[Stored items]
--- Start ---

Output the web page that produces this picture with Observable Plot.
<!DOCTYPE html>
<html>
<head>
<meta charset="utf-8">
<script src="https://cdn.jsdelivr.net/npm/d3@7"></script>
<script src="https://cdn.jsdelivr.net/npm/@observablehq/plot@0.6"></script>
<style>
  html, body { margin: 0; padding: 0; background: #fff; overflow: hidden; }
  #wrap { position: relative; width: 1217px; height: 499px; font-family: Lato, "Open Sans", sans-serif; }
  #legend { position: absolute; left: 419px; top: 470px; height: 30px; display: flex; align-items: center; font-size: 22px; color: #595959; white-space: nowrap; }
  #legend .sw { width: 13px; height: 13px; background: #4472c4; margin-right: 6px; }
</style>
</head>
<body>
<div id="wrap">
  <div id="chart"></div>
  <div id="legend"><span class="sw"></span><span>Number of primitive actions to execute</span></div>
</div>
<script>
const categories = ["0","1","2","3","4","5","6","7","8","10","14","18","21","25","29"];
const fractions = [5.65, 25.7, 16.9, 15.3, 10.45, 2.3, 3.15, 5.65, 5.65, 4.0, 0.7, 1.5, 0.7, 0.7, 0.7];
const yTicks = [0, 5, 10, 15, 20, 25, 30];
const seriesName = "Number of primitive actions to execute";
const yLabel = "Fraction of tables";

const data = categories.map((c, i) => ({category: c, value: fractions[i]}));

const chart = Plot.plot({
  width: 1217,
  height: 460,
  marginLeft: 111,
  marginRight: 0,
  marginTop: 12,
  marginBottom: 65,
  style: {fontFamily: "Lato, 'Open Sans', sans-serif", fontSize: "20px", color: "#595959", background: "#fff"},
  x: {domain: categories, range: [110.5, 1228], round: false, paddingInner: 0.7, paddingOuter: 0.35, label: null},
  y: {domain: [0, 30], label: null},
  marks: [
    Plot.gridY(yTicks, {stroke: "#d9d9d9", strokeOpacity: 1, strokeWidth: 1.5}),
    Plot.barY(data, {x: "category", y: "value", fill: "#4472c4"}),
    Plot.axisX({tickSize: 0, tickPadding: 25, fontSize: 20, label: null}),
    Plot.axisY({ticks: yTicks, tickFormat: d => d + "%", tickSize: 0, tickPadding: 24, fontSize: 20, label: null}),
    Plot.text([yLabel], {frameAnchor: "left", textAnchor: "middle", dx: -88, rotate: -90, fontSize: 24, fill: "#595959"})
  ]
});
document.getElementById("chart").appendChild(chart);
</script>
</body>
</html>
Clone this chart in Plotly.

--- End ---

* **WHAT IS BEING ASKED**:
Reproduce each record exactly, leaving nothing out.

* **REPLY**:
Output the web page that produces this picture with Observable Plot.
<!DOCTYPE html>
<html>
<head>
<meta charset="utf-8">
<script src="https://cdn.jsdelivr.net/npm/d3@7"></script>
<script src="https://cdn.jsdelivr.net/npm/@observablehq/plot@0.6"></script>
<style>
  html, body { margin: 0; padding: 0; background: #fff; overflow: hidden; }
  #wrap { position: relative; width: 1217px; height: 499px; font-family: Lato, "Open Sans", sans-serif; }
  #legend { position: absolute; left: 419px; top: 470px; height: 30px; display: flex; align-items: center; font-size: 22px; color: #595959; white-space: nowrap; }
  #legend .sw { width: 13px; height: 13px; background: #4472c4; margin-right: 6px; }
</style>
</head>
<body>
<div id="wrap">
  <div id="chart"></div>
  <div id="legend"><span class="sw"></span><span>Number of primitive actions to execute</span></div>
</div>
<script>
const categories = ["0","1","2","3","4","5","6","7","8","10","14","18","21","25","29"];
const fractions = [5.65, 25.7, 16.9, 15.3, 10.45, 2.3, 3.15, 5.65, 5.65, 4.0, 0.7, 1.5, 0.7, 0.7, 0.7];
const yTicks = [0, 5, 10, 15, 20, 25, 30];
const seriesName = "Number of primitive actions to execute";
const yLabel = "Fraction of tables";

const data = categories.map((c, i) => ({category: c, value: fractions[i]}));

const chart = Plot.plot({
  width: 1217,
  height: 460,
  marginLeft: 111,
  marginRight: 0,
  marginTop: 12,
  marginBottom: 65,
  style: {fontFamily: "Lato, 'Open Sans', sans-serif", fontSize: "20px", color: "#595959", background: "#fff"},
  x: {domain: categories, range: [110.5, 1228], round: false, paddingInner: 0.7, paddingOuter: 0.35, label: null},
  y: {domain: [0, 30], label: null},
  marks: [
    Plot.gridY(yTicks, {stroke: "#d9d9d9", strokeOpacity: 1, strokeWidth: 1.5}),
    Plot.barY(data, {x: "category", y: "value", fill: "#4472c4"}),
    Plot.axisX({tickSize: 0, tickPadding: 25, fontSize: 20, label: null}),
    Plot.axisY({ticks: yTicks, tickFormat: d => d + "%", tickSize: 0, tickPadding: 24, fontSize: 20, label: null}),
    Plot.text([yLabel], {frameAnchor: "left", textAnchor: "middle", dx: -88, rotate: -90, fontSize: 24, fill: "#595959"})
  ]
});
document.getElementById("chart").appendChild(chart);
</script>
</body>
</html>
Clone this chart in Plotly.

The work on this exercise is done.